Language of document :

Mededeling in het PB

 

Beroep, op 28 januari 2003 ingesteld door de Commissie van de Europese Gemeenschappen tegen het Verenigd Koninkrijk van Groot Brittannië en Noord-Ierland.

    (Zaak C-33/03)

Bij het Hof van Justitie van de Europese Gemeenschappen is op 28 januari 2003 beroep ingesteld tegen het Verenigd Koninkrijk van Groot Brittannië en Noord-Ierland door de Commissie van de Europese Gemeenschappen, vertegenwoordigd door R. Lyals als gemachtigde, domicilie gekozen hebbende te Luxemburg.

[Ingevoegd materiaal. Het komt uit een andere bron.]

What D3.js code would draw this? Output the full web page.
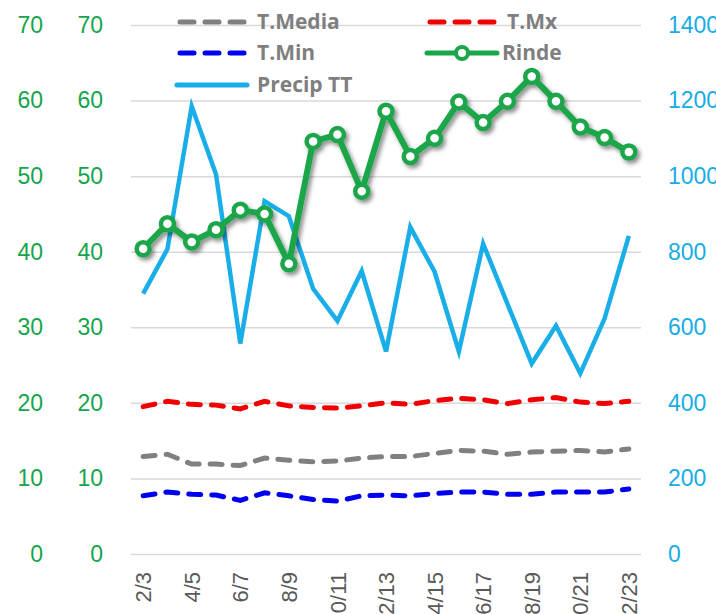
<!DOCTYPE html>
<html>
<head>
<meta charset="utf-8">
<script src="https://cdn.jsdelivr.net/npm/d3@7"></script>
<style>
  body { margin: 0; background: #fff; }
  svg { font-family: "Open Sans", "Liberation Sans", sans-serif; }
  .grid line { stroke: #d9d9d9; stroke-width: 1.5; }
  .grid path { display: none; }
</style>
</head>
<body>
<svg id="chart"></svg>
<script>
// seasons, only every other one gets a label
var seasons = ["2/3", "3/4", "4/5", "5/6", "6/7", "7/8", "8/9", "9/10", "10/11", "11/12",
  "12/13", "13/14", "14/15", "15/16", "16/17", "17/18", "18/19", "19/20", "20/21", "21/22", "22/23"];

var tMedia = [12.9, 13.2, 11.9, 11.9, 11.7, 12.7, 12.4, 12.2, 12.3, 12.7, 12.9,
  12.9, 13.3, 13.7, 13.6, 13.2, 13.5, 13.6, 13.7, 13.5, 13.9];
var tMx = [19.5, 20.2, 19.8, 19.7, 19.2, 20.2, 19.6, 19.4, 19.3, 19.6, 20.0,
  19.8, 20.3, 20.6, 20.4, 19.9, 20.4, 20.7, 20.1, 19.9, 20.2];
var tMin = [7.7, 8.2, 7.9, 7.8, 7.1, 8.1, 7.7, 7.2, 7.0, 7.7, 7.8,
  7.7, 8.0, 8.2, 8.2, 7.9, 7.9, 8.2, 8.2, 8.2, 8.6];
var rinde = [40.4, 43.7, 41.3, 42.9, 45.5, 45.0, 38.4, 54.6, 55.5, 48.0, 58.6,
  52.6, 55.0, 59.8, 57.1, 59.9, 63.2, 59.9, 56.5, 55.1, 53.2];
var precip = [689, 807, 1185, 1005, 557, 934, 894, 702, 617, 749, 536,
  865, 747, 536, 821, 662, 504, 604, 478, 623, 842];

var leftTicks = [0, 10, 20, 30, 40, 50, 60, 70];
var rightTicks = [0, 200, 400, 600, 800, 1000, 1200, 1400];

var W = 716, H = 614;
var margin = { top: 25, left: 131, right: 75, bottom: 58 };

var svg = d3.select("#chart").attr("width", W).attr("height", H);

var defs = svg.append("defs");
var shadow = defs.append("filter").attr("id", "shadow")
  .attr("x", "-20%").attr("y", "-20%").attr("width", "140%").attr("height", "140%");
shadow.append("feDropShadow")
  .attr("dx", 2.5).attr("dy", 3).attr("stdDeviation", 2.2)
  .attr("flood-color", "#000").attr("flood-opacity", 0.45);

var x = d3.scalePoint()
  .domain(seasons)
  .range([margin.left, W - margin.right])
  .padding(0.5);

var y = d3.scaleLinear().domain([0, 70]).range([H - margin.bottom - 2, margin.top]);
var y2 = d3.scaleLinear().domain([0, 1400]).range(y.range());

// horizontal gridlines
svg.append("g")
  .attr("class", "grid")
  .attr("transform", "translate(" + margin.left + ",0)")
  .call(d3.axisLeft(y).tickValues(leftTicks).tickSize(-(W - margin.right - margin.left)).tickFormat(""));

// left axes (two copies of the same scale)
function leftAxis(pad) {
  var g = svg.append("g")
    .attr("transform", "translate(" + margin.left + ",0)")
    .call(d3.axisLeft(y).tickValues(leftTicks).tickSize(0).tickPadding(pad));
  g.select(".domain").remove();
  g.selectAll("text").attr("fill", "#14a54b").style("font-size", "23px").attr("font-family", null);
}
leftAxis(28);
leftAxis(88);

var gr = svg.append("g")
  .attr("transform", "translate(" + (W - margin.right) + ",0)")
  .call(d3.axisRight(y2).tickValues(rightTicks).tickSize(0).tickPadding(27).tickFormat(d3.format("d")));
gr.select(".domain").remove();
gr.selectAll("text").attr("fill", "#17ace6").style("font-size", "23px").attr("font-family", null);

// x axis labels, every other season
var gx = svg.append("g")
  .attr("transform", "translate(0," + (H - margin.bottom + 16) + ")")
  .call(d3.axisBottom(x).tickSize(0).tickFormat((d, i) => i % 2 === 0 ? d : ""));
gx.select(".domain").remove();
gx.selectAll("text")
  .attr("fill", "#595959")
  .style("font-size", "22px")
  .attr("font-family", null)
  .attr("text-anchor", "end")
  .attr("transform", "rotate(-90)")
  .attr("x", 0)
  .attr("y", 0)
  .attr("dy", "0.35em");

var idx = d3.range(seasons.length);

function dashed(values, color) {
  svg.append("path")
    .datum(idx)
    .attr("fill", "none")
    .attr("stroke", color)
    .attr("stroke-width", 5)
    .attr("stroke-linecap", "round")
    .attr("stroke-dasharray", "12 11")
    .attr("d", d3.line().x(i => x(seasons[i])).y(i => y(values[i])));
}
dashed(tMx, "#f00000");
dashed(tMedia, "#808080");
dashed(tMin, "#0000f0");

// precipitation on right axis
svg.append("path")
  .datum(idx)
  .attr("fill", "none")
  .attr("stroke", "#19aee8")
  .attr("stroke-width", 4.5)
  .attr("stroke-linejoin", "miter")
  .attr("d", d3.line().x(i => x(seasons[i])).y(i => y2(precip[i])));

// rinde with markers
var rg = svg.append("g").attr("filter", "url(#shadow)");
rg.append("path")
  .datum(idx)
  .attr("fill", "none")
  .attr("stroke", "#1aa64a")
  .attr("stroke-width", 6)
  .attr("stroke-linejoin", "round")
  .attr("d", d3.line().x(i => x(seasons[i])).y(i => y(rinde[i])));
rg.selectAll("circle")
  .data(idx)
  .join("circle")
  .attr("cx", i => x(seasons[i]))
  .attr("cy", i => y(rinde[i]))
  .attr("r", 6.5)
  .attr("fill", "#fff")
  .attr("stroke", "#1aa64a")
  .attr("stroke-width", 4.5);

// legend
var legendItems = [
  { name: "T.Media", color: "#808080", type: "dash", lx: 177, ly: 22 },
  { name: "T.Mx", color: "#f00000", type: "dash", lx: 427, ly: 22 },
  { name: "T.Min", color: "#0000f0", type: "dash", lx: 177, ly: 53 },
  { name: "Rinde", color: "#1aa64a", type: "marker", lx: 427, ly: 53 },
  { name: "Precip TT", color: "#19aee8", type: "solid", lx: 177, ly: 85 }
];
var lg = svg.append("g");
legendItems.forEach(function(d) {
  var sw = 70;
  if (d.type === "dash") {
    lg.append("line")
      .attr("x1", d.lx + 3).attr("x2", d.lx + sw - 3)
      .attr("y1", d.ly).attr("y2", d.ly)
      .attr("stroke", d.color).attr("stroke-width", 5)
      .attr("stroke-linecap", "round").attr("stroke-dasharray", "14 11");
  } else if (d.type === "solid") {
    lg.append("line")
      .attr("x1", d.lx).attr("x2", d.lx + sw)
      .attr("y1", d.ly).attr("y2", d.ly)
      .attr("stroke", d.color).attr("stroke-width", 5)
      .attr("stroke-linecap", "round");
  } else {
    lg.append("line")
      .attr("x1", d.lx).attr("x2", d.lx + sw)
      .attr("y1", d.ly).attr("y2", d.ly)
      .attr("stroke", d.color).attr("stroke-width", 5)
      .attr("stroke-linecap", "round");
    lg.append("circle")
      .attr("cx", d.lx + sw / 2).attr("cy", d.ly).attr("r", 6)
      .attr("fill", "#fff").attr("stroke", d.color).attr("stroke-width", 4);
  }
  lg.append("text")
    .attr("x", d.lx + sw + (d.type === "marker" ? 5 : 10))
    .attr("y", d.ly)
    .attr("dy", "0.35em")
    .attr("fill", "#7f7f7f")
    .style("font-size", "21px")
    .style("font-weight", "bold")
    .text(d.name);
});
</script>
</body>
</html>
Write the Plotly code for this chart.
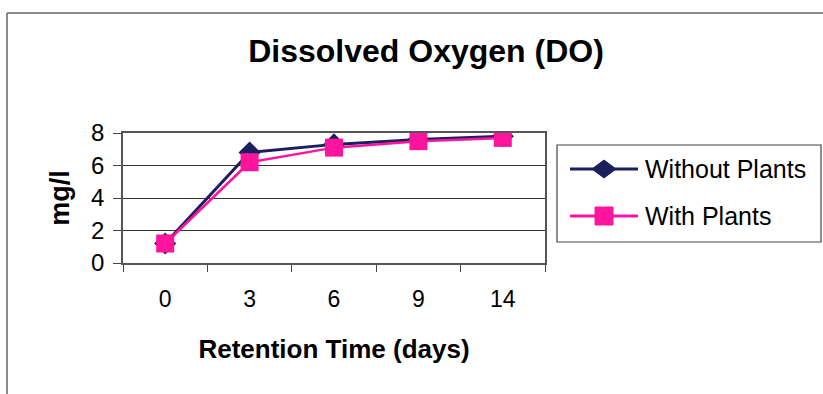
import plotly.graph_objects as go

# Retention time categories (days) and dissolved oxygen readings (mg/l)
days = ["0", "3", "6", "9", "14"]
without_plants = [1.2, 6.8, 7.3, 7.6, 7.8]
with_plants = [1.2, 6.2, 7.1, 7.5, 7.7]
y_ticks = [0, 2, 4, 6, 8]

FONT = "Liberation Sans, Arial, sans-serif"
NAVY = "#1c1f5e"
PINK = "#ff149e"

# Plot area in pixels (used to place the frame and the key in paper units)
L, R, T, B = 123, 545, 133, 263
W, H = 823, 394


def px(x):
    return (x - L) / (R - L)


def py(y):
    return (B - y) / (B - T)


fig = go.Figure()
fig.add_trace(go.Scatter(
    x=days, y=without_plants, name="Without Plants", mode="lines+markers",
    line=dict(color=NAVY, width=3),
    marker=dict(symbol="diamond", size=17, color=NAVY),
    showlegend=False,
))
fig.add_trace(go.Scatter(
    x=days, y=with_plants, name="With Plants", mode="lines+markers",
    line=dict(color=PINK, width=2.5),
    marker=dict(symbol="square", size=18, color=PINK),
    showlegend=False,
))

fig.update_layout(
    width=W, height=H,
    margin=dict(l=L, r=W - R, t=T, b=H - B),
    paper_bgcolor="white", plot_bgcolor="white",
    font=dict(family=FONT, color="black"),
    title=dict(text="<b>Dissolved Oxygen (DO)</b>", xref="container", x=426 / W,
               xanchor="center", yref="container", y=1 - 51 / H, yanchor="middle",
               font=dict(size=32, family=FONT)),
)

fig.update_xaxes(
    type="category", range=[-0.5, len(days) - 0.5],
    tickson="boundaries", ticks="outside", ticklen=7,
    tickcolor="#444", showline=True, linecolor="#555", linewidth=1.5,
    mirror=True, showgrid=False, tickfont=dict(size=23, family=FONT),
    ticklabelstandoff=15,
    title=dict(text="<b>Retention Time (days)</b>", font=dict(size=26, family=FONT),
               standoff=28),
)
fig.update_yaxes(
    range=[0, 8], tickvals=y_ticks, ticks="outside", ticklen=8,
    tickcolor="#444", showline=True, linecolor="#555", linewidth=1.5,
    mirror=True, showgrid=True, gridcolor="#333", gridwidth=1,
    tickfont=dict(size=24, family=FONT), zeroline=False, ticklabelstandoff=4,
    title=dict(text="<b>mg/l</b>", font=dict(size=27, family=FONT), standoff=14),
)

# Outer chart-area frame
fig.add_shape(type="line", xref="paper", yref="paper",
              x0=px(7), x1=px(823), y0=py(13), y1=py(13),
              line=dict(color="#666", width=1.5))
fig.add_shape(type="line", xref="paper", yref="paper",
              x0=px(7), x1=px(7), y0=py(13), y1=py(394),
              line=dict(color="#666", width=1.5))

# Key box with line-and-marker samples
fig.add_shape(type="rect", xref="paper", yref="paper",
              x0=px(557), x1=px(821), y0=py(145), y1=py(242),
              line=dict(color="#444", width=1.2), fillcolor="white")

key = [("Without Plants", NAVY, 169, "diamond"), ("With Plants", PINK, 216, "square")]
for label, color, yc, sym in key:
    fig.add_shape(type="line", xref="paper", yref="paper",
                  x0=px(570), x1=px(638), y0=py(yc), y1=py(yc),
                  line=dict(color=color, width=3))
    if sym == "diamond":
        path = (f"M {px(592)},{py(yc)} L {px(604)},{py(yc - 9)} "
                f"L {px(616)},{py(yc)} L {px(604)},{py(yc + 9)} Z")
        fig.add_shape(type="path", xref="paper", yref="paper", path=path,
                      fillcolor=color, line=dict(color=color, width=1))
    else:
        fig.add_shape(type="rect", xref="paper", yref="paper",
                      x0=px(595), x1=px(613), y0=py(yc - 9), y1=py(yc + 9),
                      fillcolor=color, line=dict(color=color, width=1))
    fig.add_annotation(xref="paper", yref="paper", x=px(643), y=py(yc),
                       xanchor="left", yanchor="middle", showarrow=False,
                       text=label, font=dict(size=25, family=FONT, color="black"))

fig.write_html("out.html")
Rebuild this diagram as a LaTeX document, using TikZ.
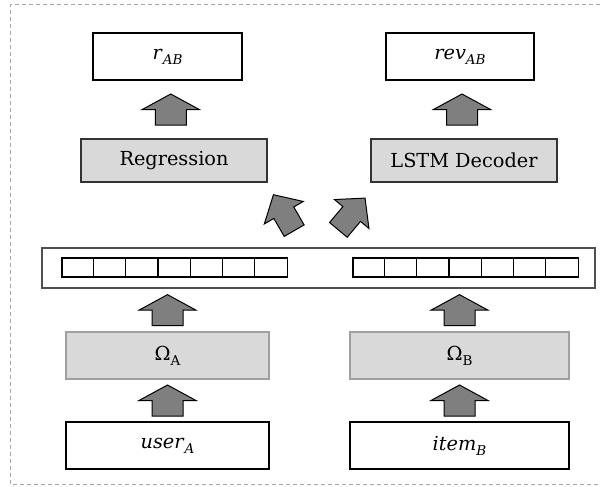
\documentclass[tikz,border=0pt]{standalone}
\usepackage{fontspec}
\setmainfont{DejaVu Serif}
\usetikzlibrary{calc}
\definecolor{boxgray}{HTML}{D9D9D9}
\definecolor{arrgray}{HTML}{7F7F7F}
\definecolor{dashgray}{HTML}{A6A6A6}
\definecolor{omborder}{HTML}{A0A0A0}
\definecolor{vecborder}{HTML}{505050}
\newcommand\lowtxt[1]{\raisebox{-5pt}{\fontsize{13.5}{15}\selectfont #1}}
\begin{document}
\begin{tikzpicture}[x=1pt,y=-1pt,
  txt/.style={font=\fontsize{19.3}{23}\selectfont},
  whitebox/.style={txt, draw=black, line width=1.2pt, fill=white, minimum width=#1, minimum height=47pt, inner sep=0pt},
  graybox/.style={txt, draw=black!80, line width=1.2pt, fill=boxgray, minimum width=#1, minimum height=43pt, inner sep=0pt},
  ombox/.style={txt, draw=omborder, line width=1.2pt, fill=boxgray, minimum width=#1, minimum height=47pt, inner sep=0pt},
  vecbox/.style={draw=vecborder, line width=1.8pt, fill=white, minimum width=553pt, minimum height=40pt, inner sep=0pt},
  cellrow/.style={draw=black, line width=1.2pt, fill=white, minimum width=225.4pt, minimum height=19pt, inner sep=0pt},
  celldiv/.style={draw=black, line width=1.2pt},
  arrowfill/.style={fill=arrgray, draw=black, line width=1pt, line join=miter},
  uparrow/.pic={\draw[arrowfill] (-15.5,15.5) -- (15.5,15.5) -- (15.5,0) -- (28.5,0) -- (0,-15.5) -- (-28.5,0) -- (-15.5,0) -- cycle;},
  diagarrow/.pic={\draw[arrowfill] (-11.5,20.75) -- (11.5,20.75) -- (11.5,0) -- (22.5,0) -- (0,-20.75) -- (-22.5,0) -- (-11.5,0) -- cycle;}
]
\useasboundingbox (0,0) rectangle (600,487);
\draw[dashgray, line width=1pt, dash pattern=on 4pt off 3pt] (600,5) -- (10.5,5) -- (10.5,484) -- (600,484);

% top outputs
\node[whitebox=149pt] (rab) at (167.5,56.5) {\textit{r}\lowtxt{\textit{AB}}};
\node[whitebox=148pt] (rev) at (460,56.5) {\textit{rev}\lowtxt{\textit{AB}}};
% heads
\node[graybox=186pt] (reg) at (174,160.5) {Regression};
\node[graybox=186pt] (lstm) at (464,160.5) {LSTM Decoder};
% shared vector
\node[vecbox] (vec) at (318.5,268) {};
\node[cellrow] (lcells) at (174.7,267.5) {};
\node[cellrow] (rcells) at (465.7,267.5) {};
\foreach \i in {1,...,6} {
  \draw[celldiv] ($(lcells.north west)+(\i*32.2,0)$) -- ($(lcells.south west)+(\i*32.2,0)$);
  \draw[celldiv] ($(rcells.north west)+(\i*32.2,0)$) -- ($(rcells.south west)+(\i*32.2,0)$);
}
% encoders
\node[ombox=203pt] (omA) at (167.5,355.5) {Ω\lowtxt{A}};
\node[ombox=219pt] (omB) at (459.5,355.5) {Ω\lowtxt{B}};
% inputs
\node[whitebox=203pt] (user) at (167.5,445.5) {\textit{user}\lowtxt{\textit{A}}};
\node[whitebox=219pt] (item) at (459.5,445.5) {\textit{item}\lowtxt{\textit{B}}};

% block arrows
\pic at ($(reg.north)!0.5!(rab.south)$) {uparrow};
\pic at ($(lstm.north)!0.5!(rev.south)$) {uparrow};
\pic at ($(omA.north)!0.5!(omA.north|-vec.south)$) {uparrow};
\pic at ($(omB.north)!0.5!(omB.north|-vec.south)$) {uparrow};
\pic at ($(user.north)!0.5!(omA.south)$) {uparrow};
\pic at ($(item.north)!0.5!(omB.south)$) {uparrow};
\pic[rotate=30] at ($(vec.north)+(-34.7,-34.4)$) {diagarrow};
\pic[rotate=-40] at ($(vec.north)+(33.2,-33.1)$) {diagarrow};
\end{tikzpicture}
\end{document}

Verzoekster concludeert dat het den Hove behage:

1.vast te stellen dat het Verenigd Koninkrijk, door in strijd met de artikelen 17 en 18 van de Zesde richtlijn (77/388/EEG) van de Raad van 17 mei 1977 betreffende de harmonisatie van de wetgevingen der lidstaten inzake omzetbelasting - Gemeenschappelijk stelsel van belasting over de toegevoegde waarde: uniforme grondslag(1), belastingplichtigen toe te staan, BTW af te trekken over bepaalde leveringen van motorbrandstof aan niet-belastingplichtigen, de krachtens het EG-Verdrag op hem rustende verplichtingen niet is nagekomen;

2.        het Verenigd Koninkrijk te verwijzen in de kosten.

Middelen en voornaamste argumenten

Op grond van de VAT (Input Tax) (Person Supplied) Order 1991 (Wet van 1991 inzake BTW over leveringen aan natuurlijke personen) wordt belastingplichtigen toegestaan om de BTW over leveringen van motorbrandstof aan niet-belastingplichtigen af te trekken wanneer de belastingplichtige aan laatstgenoemde de brandstofkosten vergoedt. Hoewel de wet in algemene termen is gesteld, lijkt het recht op aftrek aan werkgevers te worden verleend voor de aankoop van motorbrandstof door hun werknemers.

Volgens de Commissie is deze wet in drie opzichten in strijd met de Zesde BTW-richtlijn en worden twee bepalingen geschonden. In de eerste plaats kent de wet in strijd met artikel 17, lid 2, sub a, een recht op aftrek toe voor leveringen aan een andere, niet-belastingplichtige persoon. In de tweede plaats bepaalt de wet niet dat de aftrek alleen mag worden toegekend voor goederen en diensten die voor belaste handelingen worden gebruikt en voldoet zij dus niet aan de desbetreffende voorwaarde in artikel 17, lid 2. Tot slot wordt de aftrek, in strijd met artikel 18, lid 1, sub a, toegestaan zonder factuur waarin de BTW wordt vermeld.

____________

1 - ) (PB L 145, 13 juni 1977, blz. 1.